Yeraltı Suyu: Görünmeyen Hazine
Yeraltı suları, doğanın milyonlarca yılda oluşturduğu birikimlerdir. Yağmur ve kar suları, toprak katmanlarından süzülerek yeraltı akiferlerini besler. Ancak bu süreç son derece yavaştır. Bizler, birkaç on yıl içinde doğanın binlerce yılda biriktirdiğini hızla tüketiyoruz.
Özellikle İç Anadolu, Güneydoğu Anadolu ve Ege’nin tarım havzalarında, kontrolsüz kuyuların artışıyla birlikte yeraltı su rezervleri alarm veriyor. Örneğin Konya Ovası’nda bazı bölgelerde su seviyesi yılda ortalama 2 ila 3 metre arasında düşüyor. Bu, sadece bir çiftçinin sulama problemi değil; aynı zamanda ekosistemlerin, göllerin, hatta yerleşimlerin geleceğini tehdit eden bir tablo.
Kuyuya Su Yetmiyor, Toprağa Hayat Yetmiyor
Kuyuların kuruması demek, ürünlerin susuz kalması demek.

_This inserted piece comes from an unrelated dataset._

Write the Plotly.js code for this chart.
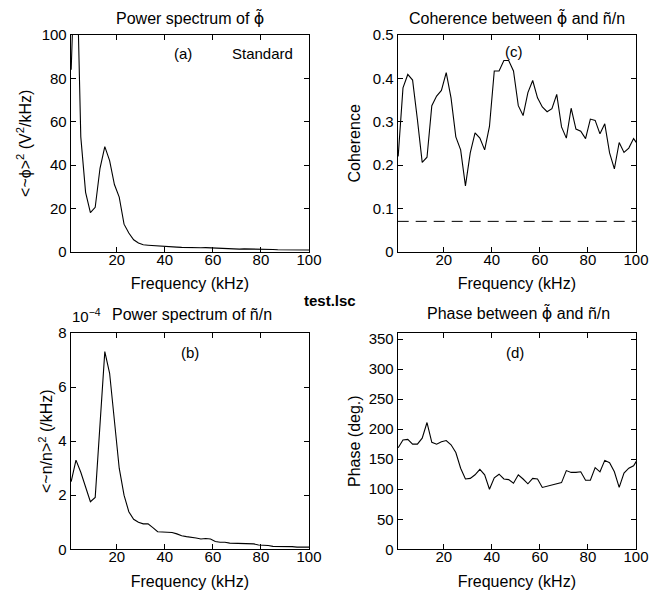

Çiftçi sulama maliyetini karşılayamadığı için ekim alanını daraltıyor; tarımsal üretim düşüyor. Üstelik bu durum, sadece gıda arzını değil, köylerdeki sosyal yapıyı da etkiliyor. Gençler, verimsizleşen tarlalarla uğraşmak yerine şehirlere göç ediyor.
Su seviyesinin düşmesi, aynı zamanda toprakta tuzlanma ve çoraklaşmayı da beraberinde getiriyor. Çünkü yeraltındaki tuzlu su tabakaları, tatlı suyun çekilmesiyle yukarıya doğru hareket ediyor. Kısacası, her damla su azaldıkça toprağın canı da azalıyor.
Neden Bu Kadar Azaldı?
Sorunun kökeni büyük ölçüde plansız su kullanımı ve iklim değişikliğine dayanıyor.

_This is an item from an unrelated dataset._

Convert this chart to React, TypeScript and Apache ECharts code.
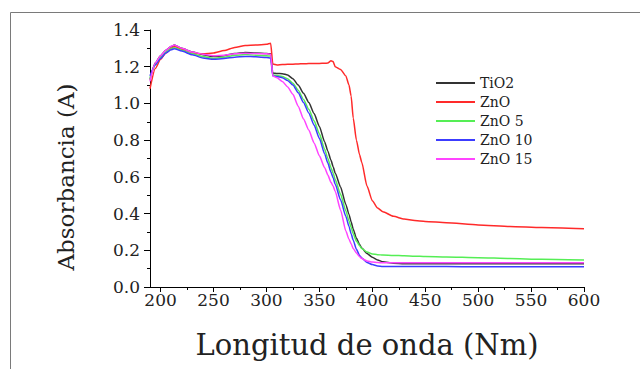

Kontrolsüz sondajlar: Ruhsatsız binlerce kuyu, denetim dışı biçimde su çekiyor.
Verimsiz sulama yöntemleri: Hâlâ pek çok çiftçi damla veya yağmurlama sistemi yerine vahşi sulama yapıyor. Bu yöntemle suyun yüzde 60’ı buharlaşmayla kayboluyor.
Azalan yağışlar: Kurak geçen mevsimler, yeraltı sularının kendini yenileme hızını düşürüyor.
Çözüm: Kuyu Kapatmak Değil, Bilinç Açmak
Yeraltı sularını korumak için sadece yasak koymak yeterli değil. Öncelikle çiftçiyi cezalandırmadan, doğru sulama teknikleriyle desteklemek gerekiyor.
Devlet, damla sulama sistemleri için teşvikleri artırmalı.
Yağmur suyu hasadı ve yapay besleme havzaları yaygınlaştırılmalı.
Yerel yönetimler, su kullanım verilerini şeffaf biçimde paylaşmalı.
En önemlisi, toplumda suyun gerçek değerine dair bir farkındalık yaratılmalı.
Su Biterse Her Şey Biter
Bir kuyu kuruduğunda sadece su değil, bir yaşam tarzı da kayboluyor. Eğer bugünden önlem alınmazsa, yarının köyleri susuz, tarlaları çorak, sofralarımız da bereketsiz kalacak.
Toprağın sesi artık kuyulardan değil, çatlayan yeryüzünden duyuluyor. Duymak isteyen için çok geç değil; ama kulak vermeyen için yarın çok geç olabilir.